Scan the entries below for the word "React". Copy each line that has it.

Saved entries:
-*-*-

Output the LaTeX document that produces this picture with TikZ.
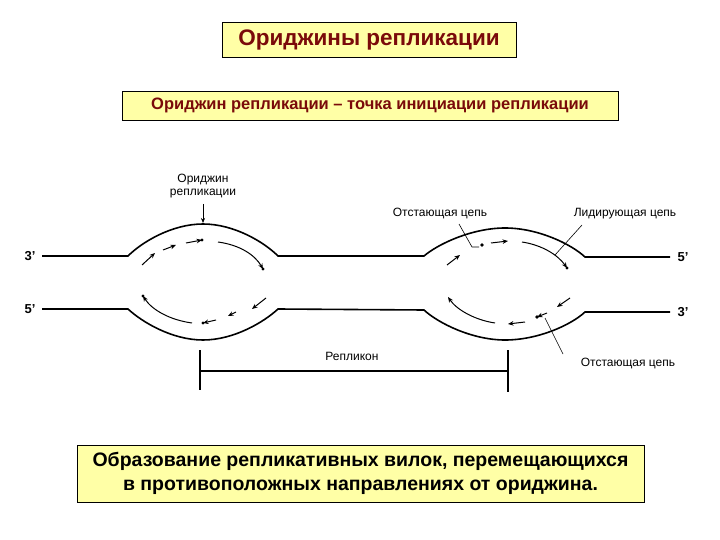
\documentclass[tikz,border=0pt]{standalone}
\usepackage{fontspec}
\setmainfont{Liberation Sans}
\usetikzlibrary{arrows.meta}
\definecolor{boxy}{HTML}{FFFFA6}
\definecolor{dred}{HTML}{7A0A0A}
\begin{document}
\begin{tikzpicture}[x=1pt,y=-1pt,
  box/.style={draw=black,fill=boxy,line width=0.8pt,inner sep=0pt,font=\bfseries},
  dna/.style={line width=1.6pt},
  seg/.style={line width=1pt,-{Stealth[length=5.5pt,width=4.5pt]}},
  lbl/.style={font=\fontsize{12}{14}\selectfont},
  lead/.style={line width=0.6pt}]
\useasboundingbox[fill=white] (0,0) rectangle (720,540);
\node[box,minimum width=294pt,minimum height=35pt,text=dred,font=\bfseries\fontsize{22.5}{26}\selectfont] (t1) at (369,39.5) {Ориджины репликации};
\node[box,minimum width=496pt,minimum height=29pt,text=dred,font=\bfseries\fontsize{16.5}{20}\selectfont] (t2) at (370,105.5) {Ориджин репликации – точка инициации репликации};
\node[box,minimum width=567pt,minimum height=57pt,align=center,font=\bfseries\fontsize{19.5}{24}\selectfont] (t3) at (360.5,473.5) {Образование репликативных вилок, перемещающихся\\в противоположных направлениях от ориджина.};
% DNA strands
\draw[dna] (42,256) -- (128,256) .. controls (142,242) and (172,224) .. (203,224) .. controls (234,224) and (264,242) .. (278,256)
  -- (424,256) .. controls (438,244) and (472,228) .. (505,228) .. controls (538,228) and (571,244) .. (585,257) -- (670,257);
\draw[dna] (42,309) -- (128,309) .. controls (142,322) and (172,340) .. (203,340) .. controls (234,340) and (264,322) .. (278,309)
  -- (424,310) .. controls (438,323) and (472,340) .. (505,340) .. controls (538,340) and (571,325) .. (585,312) -- (670,312);
\node[font=\bfseries\fontsize{13}{15}\selectfont] (l3) at (30,256) {3'};
\node[font=\bfseries\fontsize{13}{15}\selectfont] (l5) at (30,309) {5'};
\node[font=\bfseries\fontsize{13}{15}\selectfont] (r5) at (683,257) {5'};
\node[font=\bfseries\fontsize{13}{15}\selectfont] (r3) at (683,312) {3'};
% left bubble
\draw[seg] (142,265) -- (155,253);
\draw[seg] (163,250) -- (176,245);
\draw[seg] (186,243) -- (202,240);
\fill (202,240) circle (1.6pt);
\draw[seg] (218,242) .. controls (240,245) and (255,255) .. (263,269);
\fill (263,269) circle (1.6pt);
\draw[seg] (192,323) .. controls (170,320) and (152,310) .. (143,296);
\fill (143,296) circle (1.6pt);
\draw[seg] (266,298) -- (252,309);
\draw[seg] (236,312) -- (228,316);
\draw[seg] (216,320) -- (203,323);
\fill (203,323) circle (1.6pt);
\node[lbl,align=center,font=\fontsize{12}{13}\selectfont] (ori) at (203,186) {Ориджин\\репликации};
\coordinate (oriA) at (203,204);
\coordinate (oriB) at (203,223);
\draw[lead,-{Stealth[length=5pt,width=4pt]}] (oriA) -- (oriB);
% right bubble
\draw[seg] (447,265) -- (460,255);
\fill (482,245) circle (1.8pt);
\draw[seg] (491,243) -- (508,241);
\draw[seg] (522,242) .. controls (542,245) and (558,255) .. (567,268);
\fill (567,268) circle (1.6pt);
\draw[seg] (495,323) .. controls (475,320) and (457,310) .. (448,297);
\draw[seg] (570,298) -- (557,307);
\draw[seg] (547,313) -- (537,317);
\fill (537,317) circle (1.8pt);
\draw[seg] (525,322) -- (508,324);
\node[lbl] (lag1) at (440,214) {Отстающая цепь};
\node[lbl] (lead1) at (625,214) {Лидирующая цепь};
\node[lbl] (lag2) at (628,364) {Отстающая цепь};
\coordinate (a1) at (459,224);
\coordinate (a2) at (472,247);
\coordinate (a3) at (479,247);
\draw[lead] (a1) -- (a2) -- (a3);
\coordinate (b1) at (582,225);
\coordinate (b2) at (555,255);
\draw[lead] (b1) -- (b2);
\coordinate (c1) at (563,354);
\coordinate (c2) at (545,318);
\draw[lead] (c1) -- (c2);
% replicon
\node[lbl] (rep) at (352,356) {Репликон};
\coordinate (p1) at (200,350);
\coordinate (p2) at (200,390);
\coordinate (p3) at (508,350);
\coordinate (p4) at (508,392);
\coordinate (h1) at (200,371);
\coordinate (h2) at (508,371);
\draw[line width=1.2pt] (p1) -- (p2) (p3) -- (p4) (h1) -- (h2);
\end{tikzpicture}
\end{document}
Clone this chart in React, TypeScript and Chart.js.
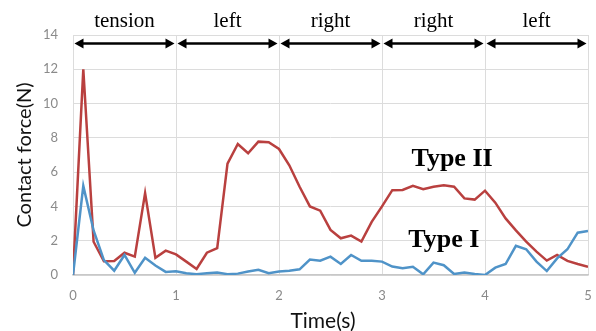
import React, { useEffect, useRef } from "react";
import { Chart, registerables } from "chart.js";

Chart.register(...registerables);

const TIMES = [
  0, 0.1, 0.2, 0.3, 0.4, 0.5, 0.6, 0.7, 0.8, 0.9,
  1, 1.1, 1.2, 1.3, 1.4, 1.5, 1.6, 1.7, 1.8, 1.9,
  2, 2.1, 2.2, 2.3, 2.4, 2.5, 2.6, 2.7, 2.8, 2.9,
  3, 3.1, 3.2, 3.3, 3.4, 3.5, 3.6, 3.7, 3.8, 3.9,
  4, 4.1, 4.2, 4.3, 4.4, 4.5, 4.6, 4.7, 4.8, 4.9,
  5,
];

const TYPE_II = [
  0, 12.0, 1.94, 0.8, 0.82, 1.3, 1.07, 4.78, 1.0, 1.42,
  1.2, 0.78, 0.35, 1.3, 1.57, 6.5, 7.64, 7.1, 7.78, 7.74,
  7.35, 6.4, 5.15, 4.0, 3.75, 2.63, 2.14, 2.3, 1.95, 3.1,
  4.0, 4.95, 4.96, 5.2, 5.0, 5.15, 5.23, 5.15, 4.47, 4.4,
  4.92, 4.22, 3.3, 2.6, 1.95, 1.36, 0.84, 1.17, 0.82, 0.64,
  0.48,
];

const TYPE_I = [
  0, 5.2, 2.6, 0.87, 0.25, 1.17, 0.13, 1.0, 0.55, 0.18,
  0.22, 0.1, 0.05, 0.1, 0.15, 0.05, 0.08, 0.2, 0.3, 0.1,
  0.2, 0.25, 0.33, 0.9, 0.83, 1.07, 0.64, 1.17, 0.83, 0.83,
  0.78, 0.49, 0.39, 0.48, 0.04, 0.72, 0.57, 0.06, 0.14, 0.06,
  0.0, 0.43, 0.64, 1.7, 1.5, 0.78, 0.23, 0.97, 1.5, 2.47,
  2.57,
];

const PHASES = ["tension", "left", "right", "right", "left"];
const PHASE_BOUNDS = [0, 1, 2, 3, 4, 5];
const ARROW_LEVEL = 13.5;

const SERIES_TAGS = [
  { text: "Type II", x: 3.68, y: 6.75 },
  { text: "Type I", x: 3.6, y: 2.0 },
];

const X_TITLE = "Time(s)";
const Y_TITLE = "Contact force(N)";

const Y_MAX = 14;
const Y_STEP = 2;
const X_MAX = 5;
const X_STEP = 1;

const RED = "#b9403f";
const BLUE = "#4f93c8";

const annotPlugin = {
  id: "annot",
  afterDraw(chart: any) {
    const { ctx, scales } = chart;
    const x = scales.x;
    const y = scales.y;
    ctx.save();
    const ay = y.getPixelForValue(ARROW_LEVEL);
    ctx.strokeStyle = "#000";
    ctx.fillStyle = "#000";
    ctx.lineWidth = 2.5;
    const headL = 9;
    const headW = 5;
    for (let i = 0; i < PHASES.length; i++) {
      const a = x.getPixelForValue(PHASE_BOUNDS[i]) + 1.5;
      const b = x.getPixelForValue(PHASE_BOUNDS[i + 1]) - 1.5;
      ctx.beginPath();
      ctx.moveTo(a + headL - 1, ay);
      ctx.lineTo(b - headL + 1, ay);
      ctx.stroke();
      ctx.beginPath();
      ctx.moveTo(a, ay);
      ctx.lineTo(a + headL, ay - headW);
      ctx.lineTo(a + headL, ay + headW);
      ctx.closePath();
      ctx.fill();
      ctx.beginPath();
      ctx.moveTo(b, ay);
      ctx.lineTo(b - headL, ay - headW);
      ctx.lineTo(b - headL, ay + headW);
      ctx.closePath();
      ctx.fill();
      ctx.font = '21px "Liberation Serif", "Times New Roman", serif';
      ctx.textAlign = "center";
      ctx.textBaseline = "alphabetic";
      ctx.fillText(PHASES[i], (a + b) / 2, 27);
    }
    ctx.font = 'bold 26px "Liberation Serif", "Times New Roman", serif';
    ctx.textAlign = "center";
    ctx.textBaseline = "middle";
    for (const t of SERIES_TAGS) {
      ctx.fillText(t.text, x.getPixelForValue(t.x), y.getPixelForValue(t.y));
    }
    // axis titles
    ctx.fillStyle = "#111";
    ctx.font = '21px "Lato", sans-serif';
    ctx.textAlign = "center";
    ctx.textBaseline = "middle";
    ctx.fillText(X_TITLE, 323, 321);
    ctx.translate(25, 155);
    ctx.rotate(-Math.PI / 2);
    ctx.font = '20px "Lato", sans-serif';
    ctx.fillText(Y_TITLE, 0, 0);
    ctx.restore();
  },
};

export default function App() {
  const ref = useRef<HTMLCanvasElement | null>(null);

  useEffect(() => {
    document.body.style.margin = "0";
    const canvas = ref.current;
    if (!canvas) return;
    const chart = new Chart(canvas, {
      type: "line",
      data: {
        datasets: [
          {
            label: "Type I",
            data: TIMES.map((t, i) => ({ x: t, y: TYPE_I[i] })),
            borderColor: BLUE,
            borderWidth: 2.5,
            pointRadius: 0,
            tension: 0,
            fill: false,
          },
          {
            label: "Type II",
            data: TIMES.map((t, i) => ({ x: t, y: TYPE_II[i] })),
            borderColor: RED,
            borderWidth: 2.5,
            pointRadius: 0,
            tension: 0,
            fill: false,
          },
        ],
      },
      options: {
        animation: false,
        responsive: false,
        maintainAspectRatio: false,
        layout: { padding: { top: 35, right: 8, left: 0, bottom: 0 } },
        plugins: {
          legend: { display: false },
          tooltip: { enabled: false },
        },
        scales: {
          x: {
            type: "linear",
            min: 0,
            max: X_MAX,
            ticks: {
              stepSize: X_STEP,
              color: "#8a8a8a",
              font: { family: "Lato", size: 13 },
              padding: 13,
              maxRotation: 0,
            },
            grid: { color: "#dcdcdc", drawTicks: false, lineWidth: 1 },
            border: { color: "#c8c8c8", width: 1.5 },
            afterFit(scale: any) {
              scale.height = 56;
              scale.paddingRight = 0;
              scale.paddingLeft = 0;
            },
          },
          y: {
            min: 0,
            max: Y_MAX,
            ticks: {
              stepSize: Y_STEP,
              color: "#8a8a8a",
              font: { family: "Lato", size: 13 },
              padding: 15,
            },
            grid: { color: "#dcdcdc", drawTicks: false, lineWidth: 1 },
            border: { display: false },
            afterFit(scale: any) {
              scale.width = 73;
              scale.paddingTop = 0;
              scale.paddingBottom = 0;
            },
          },
        },
      },
      plugins: [annotPlugin],
    });
    return () => chart.destroy();
  }, []);

  return (
    <div style={{ width: 596, height: 331, background: "#fff" }}>
      <canvas ref={ref} width={596} height={331} style={{ display: "block" }} />
    </div>
  );
}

-*-*-

CORRECT OUTPUT →
Clone this chart in React, TypeScript and Chart.js.
import React, { useEffect, useRef } from "react";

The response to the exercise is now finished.